Bourse suffers ‘jinx’, stays below 8,000

Stock market stakeholders call it as almost “a jinx.”

The stock index in the days after the visit of President Aquino to the bourse had refused to rise back to the 8,000 point level, ending the week at 7,946.89 down by 0.02 percent or 1.31 points.

The broader all-share index managed to eke a small of gain of 0.06 percent or 2.54 points to 4,536.86.

Trading volume reached 1.53 billion shares worth P35.01 billion with 97 stocks advancing, 82 declining, and 41 were unchanged.

Two of the six counters bucked the trend. These were the holding firm and the services sector.

“Valuation concerns have apparently entered the consciousness of investors after the local equities racked up record after record closes. To date, the index has written 27 fresh all-time closing records, eight of which transpired in the last 13 sessions alone,” analyst Justino Calaycay of Accord Capital Equities Corp. said.

The index initially touched an intra-day low of 7,919.61 before picking up momentum and edging higher to touch an intra-day high of 7,996.44 before investors decided to book their gains.

Calaycay said the weight of 27 new record closing highs over a span of three-and-a half months against the backdrop of a stingy news cycle opened the “profit taking” door for investors.

“It will remain a rather touch-and-go and may even spill over to the succeeding week unless new, positive catalysts surface,” he said.

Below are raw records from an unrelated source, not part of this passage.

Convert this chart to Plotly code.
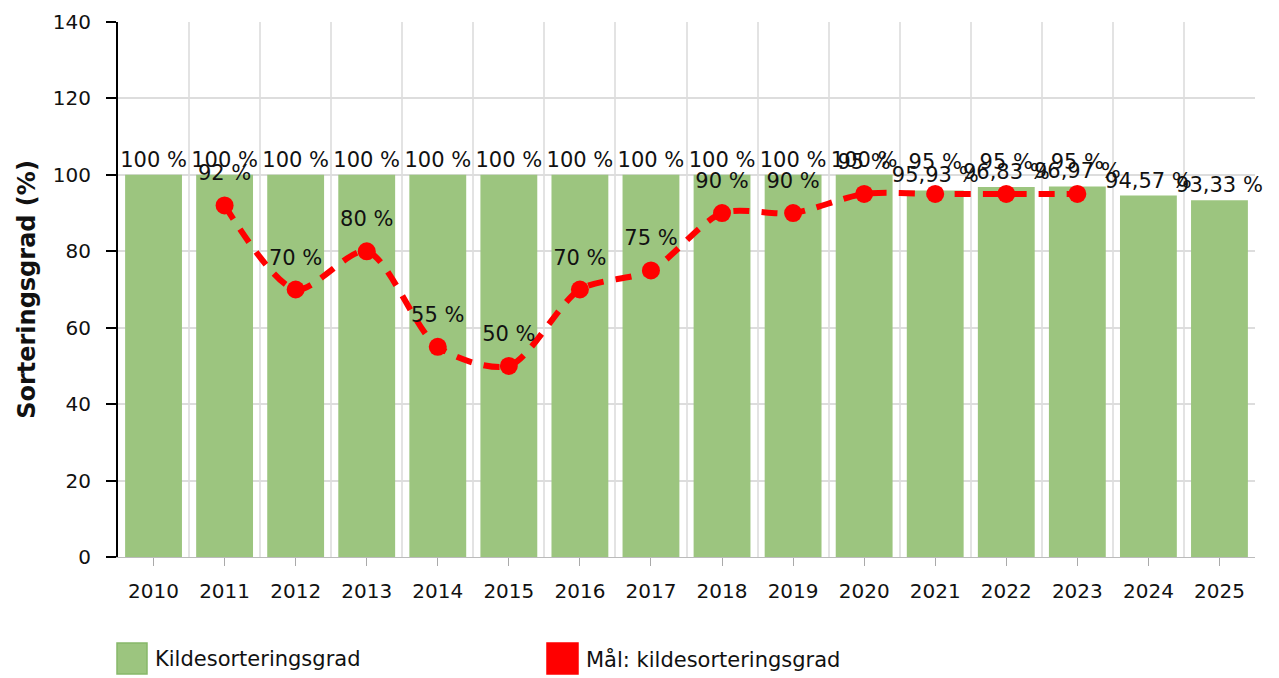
import plotly.graph_objects as go

years = [2010, 2011, 2012, 2013, 2014, 2015, 2016, 2017, 2018, 2019, 2020, 2021, 2022, 2023, 2024, 2025]
bar_values = [100, 100, 100, 100, 100, 100, 100, 100, 100, 100, 100, 95.93, 96.83, 96.97, 94.57, 93.33]
bar_labels = ["100 %"] * 11 + ["95,93 %", "96,83 %", "96,97 %", "94,57 %", "93,33 %"]

goal_years = [2011, 2012, 2013, 2014, 2015, 2016, 2017, 2018, 2019, 2020, 2021, 2022, 2023]
goal_values = [92, 70, 80, 55, 50, 70, 75, 90, 90, 95, 95, 95, 95]
goal_labels = [f"{v} %" for v in goal_values]

series_names = ["Kildesorteringsgrad", "Mål: kildesorteringsgrad"]
bar_color = "#9cc57f"
goal_color = "#ff0000"

font_family = "DejaVu Sans, Verdana, sans-serif"
FS = 21

W, H = 1279, 678
OFF = 8  # default page body margin
# plot area in page pixels: x 118..1255, y 22..557
L, T = 118 - OFF, 22 - OFF
R = W - (1255 - OFF)
B = H - (557 - OFF)
PW, PH = W - L - R, H - T - B


def px(x):
    return (x - OFF - L) / PW


def py(y):
    return (H - B - (y - OFF)) / PH


fig = go.Figure()
fig.add_trace(go.Bar(
    x=years, y=bar_values, name=series_names[0],
    marker=dict(color=bar_color, line=dict(width=0)),
    width=0.8, text=bar_labels, textposition="outside", constraintext="none",
    textfont=dict(size=FS, color="#111"), cliponaxis=False,
))
fig.add_trace(go.Scatter(
    x=goal_years, y=goal_values, name=series_names[1],
    mode="lines+markers",
    line=dict(color=goal_color, width=6, dash="16px,12px", shape="spline", smoothing=0.8),
    marker=dict(color=goal_color, size=18),
    cliponaxis=False,
))
# labels of the goal line, with a little more room above the markers
fig.add_trace(go.Scatter(
    x=goal_years, y=goal_values, mode="markers+text", showlegend=False,
    marker=dict(size=30, opacity=0),
    text=goal_labels, textposition="top center",
    textfont=dict(size=FS, color="#111"), cliponaxis=False, hoverinfo="skip",
))

# custom legend (large squares like the reference)
legend_items = [(117, 147, bar_color, "#86b86a"), (547, 578, goal_color, goal_color)]
for (x0, x1, fc, lc), name in zip(legend_items, series_names):
    fig.add_shape(type="rect", xref="paper", yref="paper",
                  x0=px(x0), x1=px(x1), y0=py(674), y1=py(643),
                  fillcolor=fc, line=dict(color=lc, width=1.5))
    fig.add_annotation(xref="paper", yref="paper", x=px(x1 + 6), y=py(659),
                       xanchor="left", yanchor="middle", text=name, showarrow=False,
                       font=dict(size=FS, color="#111"))

fig.update_layout(
    width=W, height=H,
    margin=dict(l=L, r=R, t=T, b=B),
    plot_bgcolor="white", paper_bgcolor="white",
    font=dict(family=font_family, size=FS, color="#111"),
    showlegend=False,
    xaxis=dict(
        range=[2009.5, 2025.5], tickmode="array", tickvals=years,
        ticktext=[str(y) for y in years],
        showgrid=False, ticks="outside", ticklen=8, tickcolor="#aaaaaa",
        showline=True, linecolor="#bbbbbb", linewidth=1,
        tickfont=dict(size=FS - 1), ticklabelstandoff=8,
        minor=dict(tick0=2009.5, dtick=1, showgrid=True, gridcolor="#e3e3e3", gridwidth=2, ticks=""),
        zeroline=False, automargin=False,
    ),
    yaxis=dict(
        range=[0, 140], tickvals=[0, 20, 40, 60, 80, 100, 120, 140],
        showgrid=True, gridcolor="#dddddd", gridwidth=2,
        ticks="outside", ticklen=10, tickcolor="#000", tickwidth=2,
        showline=True, linecolor="#000", linewidth=2,
        tickfont=dict(size=FS - 1), ticklabelstandoff=11,
        title=dict(text="<b>Sorteringsgrad (%)</b>", font=dict(size=24), standoff=10),
        zeroline=False, automargin=False,
    ),
)

fig.write_html("out.html")
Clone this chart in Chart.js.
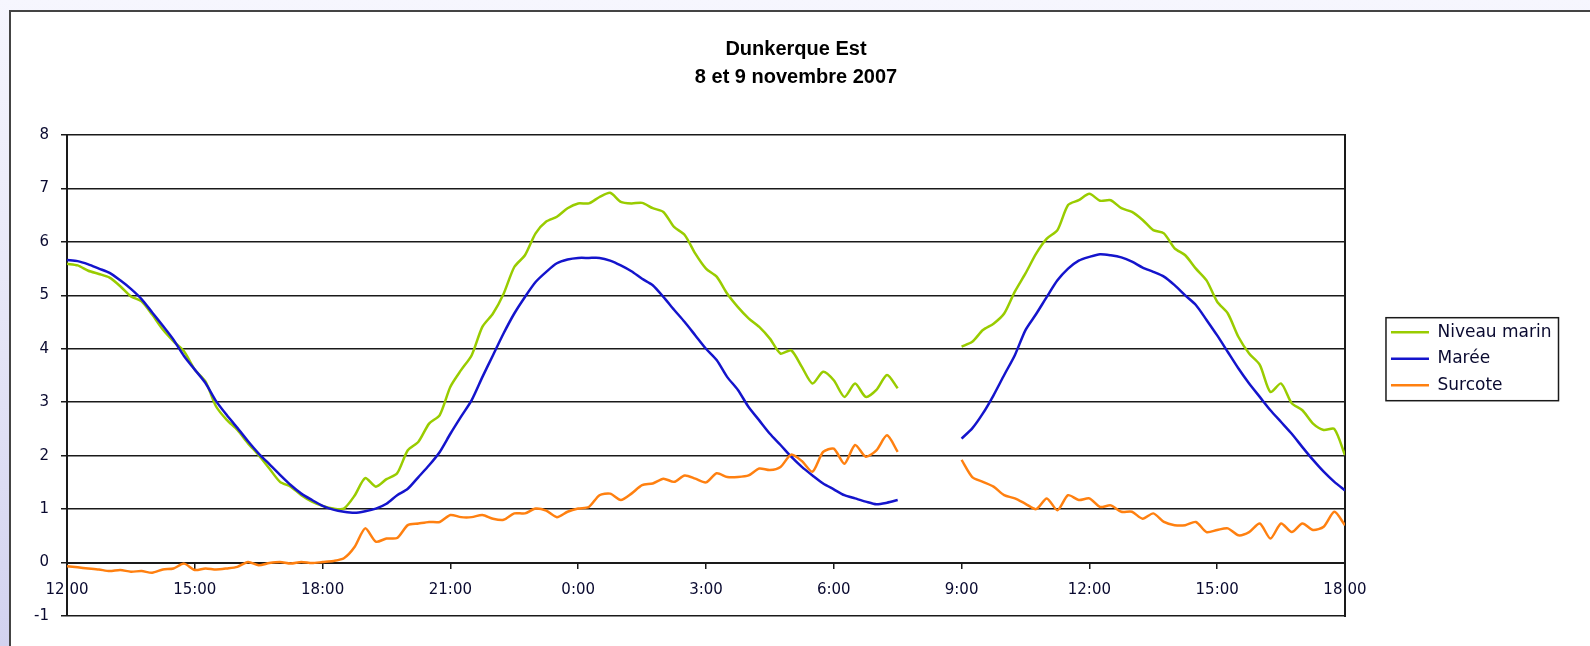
<!DOCTYPE html>
<html lang="fr">
<head>
<meta charset="utf-8">
<title>Dunkerque Est - 8 et 9 novembre 2007</title>
<script src="https://cdn.jsdelivr.net/npm/chart.js@4.4.1/dist/chart.umd.min.js"></script>
<style>
  html, body { margin: 0; padding: 0; width: 1590px; height: 646px; overflow: hidden; }
  body { position: relative; background: linear-gradient(to bottom, #f6f6fe 0%, #e4e4f6 55%, #d2d2ef 100%); }
  .panel { position: absolute; left: 9px; top: 10px; right: 0; bottom: 0; background: #fff;
           border-left: 2px solid #444; border-top: 2px solid #444; }
  #chart { position: absolute; left: 0; top: 0; }
</style>
</head>
<body>
<div class="panel"></div>
<canvas id="chart" width="1590" height="646"></canvas>
<script>
// water levels every 15 min, from 12:00 on the 8th to 18:00 on the 9th
const startHour = 12;
const stepMinutes = 15;

const titleLines = ["Dunkerque Est", "8 et 9 novembre 2007"];
const seriesNames = ["Niveau marin", "Marée", "Surcote"];

const niveauMarin = [
  5.59, 5.56, 5.46, 5.40, 5.33, 5.17, 4.98, 4.89, 4.64, 4.36, 4.14, 3.95,   // 12:00
  3.61, 3.39, 2.92, 2.67, 2.48, 2.23, 2.01, 1.76, 1.51, 1.42, 1.26, 1.14,   // 15:00
  1.06, 1.01, 1.01, 1.25, 1.58, 1.42, 1.56, 1.67, 2.10, 2.26, 2.60, 2.76,   // 18:00
  3.29, 3.60, 3.88, 4.41, 4.66, 5.03, 5.53, 5.75, 6.16, 6.38, 6.47, 6.63,   // 21:00
  6.72, 6.72, 6.84, 6.92, 6.75, 6.72, 6.73, 6.63, 6.56, 6.28, 6.13, 5.78,   // 0:00
  5.50, 5.35, 5.03, 4.78, 4.57, 4.41, 4.19, 3.91, 3.97, 3.66, 3.35, 3.57,   // 3:00
  3.41, 3.10, 3.35, 3.10, 3.23, 3.51, 3.26, null, null, null, null, null,   // 6:00
  4.04, 4.13, 4.35, 4.47, 4.66, 5.07, 5.41, 5.78, 6.06, 6.22, 6.69, 6.78,   // 9:00
  6.90, 6.77, 6.78, 6.63, 6.56, 6.41, 6.22, 6.16, 5.88, 5.75, 5.50, 5.28,   // 12:00
  4.88, 4.66, 4.22, 3.91, 3.70, 3.19, 3.35, 2.98, 2.85, 2.60, 2.48, 2.50,   // 15:00
  2.01                                                                      // 18:00
];

const maree = [
  5.66, 5.64, 5.58, 5.50, 5.42, 5.28, 5.12, 4.93, 4.68, 4.43, 4.17, 3.86,
  3.61, 3.36, 3.02, 2.76, 2.52, 2.27, 2.04, 1.84, 1.64, 1.45, 1.29, 1.17,
  1.06, 0.99, 0.95, 0.93, 0.96, 1.01, 1.10, 1.26, 1.38, 1.60, 1.82, 2.07,
  2.41, 2.73, 3.04, 3.47, 3.88, 4.29, 4.66, 4.97, 5.25, 5.44, 5.60, 5.67,
  5.70, 5.70, 5.70, 5.65, 5.56, 5.45, 5.31, 5.19, 4.97, 4.73, 4.50, 4.25,
  4.00, 3.79, 3.47, 3.23, 2.91, 2.66, 2.41, 2.20, 1.98, 1.79, 1.63, 1.48,
  1.37, 1.26, 1.20, 1.14, 1.09, 1.12, 1.17, null, null, null, null, null,
  2.32, 2.51, 2.79, 3.13, 3.51, 3.88, 4.35, 4.65, 4.97, 5.28, 5.50, 5.65,
  5.72, 5.77, 5.75, 5.71, 5.63, 5.52, 5.44, 5.35, 5.19, 5.00, 4.82, 4.54,
  4.25, 3.94, 3.63, 3.35, 3.10, 2.85, 2.63, 2.41, 2.16, 1.92, 1.70, 1.51,
  1.35
];

const surcote = [
  -0.07, -0.09, -0.11, -0.13, -0.16, -0.14, -0.17, -0.16, -0.19, -0.13, -0.11, -0.02,
  -0.14, -0.11, -0.13, -0.11, -0.08, 0.01, -0.05, -0.01, 0.01, -0.02, 0.01, -0.01,
  0.01, 0.03, 0.08, 0.29, 0.64, 0.39, 0.45, 0.46, 0.70, 0.73, 0.76, 0.76,
  0.89, 0.85, 0.85, 0.89, 0.82, 0.80, 0.92, 0.92, 1.01, 0.97, 0.85, 0.95,
  1.01, 1.04, 1.26, 1.29, 1.17, 1.29, 1.45, 1.48, 1.57, 1.51, 1.63, 1.57,
  1.50, 1.67, 1.60, 1.60, 1.63, 1.76, 1.73, 1.79, 2.02, 1.90, 1.70, 2.07,
  2.13, 1.85, 2.20, 1.98, 2.10, 2.38, 2.07, null, null, null, null, null,
  1.92, 1.60, 1.51, 1.42, 1.26, 1.20, 1.10, 1.00, 1.20, 0.98, 1.26, 1.17,
  1.20, 1.04, 1.07, 0.95, 0.95, 0.82, 0.92, 0.76, 0.70, 0.70, 0.76, 0.57,
  0.61, 0.64, 0.51, 0.57, 0.73, 0.45, 0.73, 0.57, 0.73, 0.61, 0.67, 0.95,
  0.70
];

const colors = ["#99cc00", "#1414cc", "#ff8010"];
const inkColor = "#0a0a30";
const frameColor = "#1a1a1a";

// hours since 12:00 for each sample
const hours = niveauMarin.map((_, i) => i * stepMinutes / 60);
const toPoints = (values) => hours.map((h, i) => ({ x: h, y: values[i] }));

// thin frame round the legend, like the original
const legendFrame = {
  id: "legendFrame",
  afterDraw(chart) {
    const boxes = chart.legend && chart.legend.legendHitBoxes;
    if (!boxes || !boxes.length) return;
    const left = Math.min(...boxes.map(b => b.left)) - 5;
    const right = Math.max(...boxes.map(b => b.left + b.width)) + 7;
    const top = Math.min(...boxes.map(b => b.top)) - 6;
    const bottom = Math.max(...boxes.map(b => b.top + b.height)) + 7;
    const ctx = chart.ctx;
    ctx.save();
    ctx.strokeStyle = frameColor;
    ctx.lineWidth = 1.5;
    ctx.strokeRect(left, top, right - left, bottom - top);
    ctx.restore();
  }
};

const tickFont = { family: "'DejaVu Sans', sans-serif", size: 15 };

new Chart(document.getElementById("chart"), {
  type: "line",
  data: {
    datasets: [
      { label: seriesNames[0], data: toPoints(niveauMarin), borderColor: colors[0], order: 2 },
      { label: seriesNames[1], data: toPoints(maree), borderColor: colors[1], order: 1 },
      { label: seriesNames[2], data: toPoints(surcote), borderColor: colors[2], order: 0 }
    ]
  },
  options: {
    responsive: false,
    animation: false,
    datasets: {
      line: { borderWidth: 2.5, pointRadius: 0, tension: 0.25, fill: false, spanGaps: false, borderJoinStyle: "round" }
    },
    layout: { padding: { left: 30.5, right: 28.5, top: 0, bottom: 30 } },
    plugins: {
      title: {
        display: true,
        text: titleLines,
        color: "#000",
        font: { family: "'Liberation Sans', Arial, sans-serif", size: 20, weight: "bold", lineHeight: 28 / 20 },
        padding: { top: 35, bottom: 44 }
      },
      legend: {
        position: "right",
        align: "start",
        fullSize: false,
        title: { display: true, text: " ", font: { size: 1 }, padding: { top: 178, bottom: 0 } },
        labels: {
          sort: (a, b) => a.datasetIndex - b.datasetIndex,
          usePointStyle: true,
          pointStyle: "line",
          pointStyleWidth: 38,
          padding: 9.5,
          color: inkColor,
          font: { family: "'DejaVu Sans', sans-serif", size: 17 }
        }
      },
      tooltip: { enabled: false }
    },
    scales: {
      x: {
        type: "linear",
        min: 0,
        max: 30,
        position: { y: 0 },
        afterFit: (scale) => { scale.height = 0; },
        ticks: {
          stepSize: 3,
          autoSkip: false,
          maxRotation: 0,
          padding: 14,
          color: inkColor,
          font: tickFont,
          callback: (v) => ((startHour + v) % 24) + ":00"
        },
        grid: { drawOnChartArea: false, tickLength: 5, color: frameColor, lineWidth: 1.5 },
        border: { color: frameColor, width: 2 }
      },
      y: {
        min: -1,
        max: 8,
        afterFit: (scale) => { scale.width = 36.5; },
        ticks: { stepSize: 1, padding: 12, color: inkColor, font: tickFont },
        grid: { color: frameColor, lineWidth: 1.5, tickLength: 6 },
        border: { color: frameColor, width: 2 }
      },
      y2: {
        position: "right",
        min: -1,
        max: 8,
        afterFit: (scale) => { scale.width = 36.5; },
        ticks: { display: false },
        grid: { drawOnChartArea: false, drawTicks: false },
        border: { color: frameColor, width: 2 }
      }
    }
  },
  plugins: [legendFrame]
});
</script>
</body>
</html>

At the end of the day, the analyst said the long-term trend of the local stock market continues to be bullish and it is the short to the medium term that must be closely watched for hints of possible reversal.

Stocks in the 30-company index were mostly down. These were the Metropolitan Bank and Trust Co., Ayala Land Inc. and Megaworld Corp.

A day after a special bell ringing done no less than the President of the Philippines to celebrate the local stock market’s ascent above 8,000-mark, the local benchmark index dived to a 15-day low on Wednesday.

The Philippine Stock Exchange Index (PSEi) plunged by 150.03 points, or 1.86 percent on profit-taking and closed below 8,000 for the first time in seven days, to 7,906.46.

Not one single sector was spared during Wednesday’s bloodbath, as all sub-indexes posted losses above one percent, with mining and oil stocks bearing the heaviest percentage point losses at 4.13 percent.

Analysts in the previous days had been hinting a correction but were quick to say there is no cause for panic. Analysts acknowledged the market is now “very expensive” and that it was ripe for profit-taking.

The broader All Shares index also plunged 1.85 percent, losing 85.03 points, to close at 4,520.89.

Wednesday’s slide follows a contraction in the world’s second largest economy in the first quarter of the year. In a report, Chinese authorities reported a GDP growth of only seven percent in the months of January through March, down by 0.3 percent from the fourth quarter of 2014.

Previously, official data on Chinese import and export were also disappointing, as it junked market expectations a stronger performance.

Another factor in the local stock market’s decline in the previous days is the revision of the outlook for the US economy by the International Monetary Fund. The IMF said the world’s largest economy will grow from 3.6 to only 3.1 by the end of this year.

The US and China are two of the largest trading partners of the Philippines.

While the falling prices of oil may be good to oil-importing countries, the IMF said it is hurting oil-exporting economies. The same effect is experienced by countries exporting commodities, including iron ore, copper, and other base metals.

Losers overwhelmed gainers yesterday, 158 against 41, with 35 neutrals. Turnover jumped from Php 8 billion on Tuesday to Php 12 billion.

The mood continued to be the same in Thursday as the PSEi further fell to 7,883.08.

Bloodbath continued in the market as all sectors are on the red territory, with 100 decliners, twice as much as 50 advancers.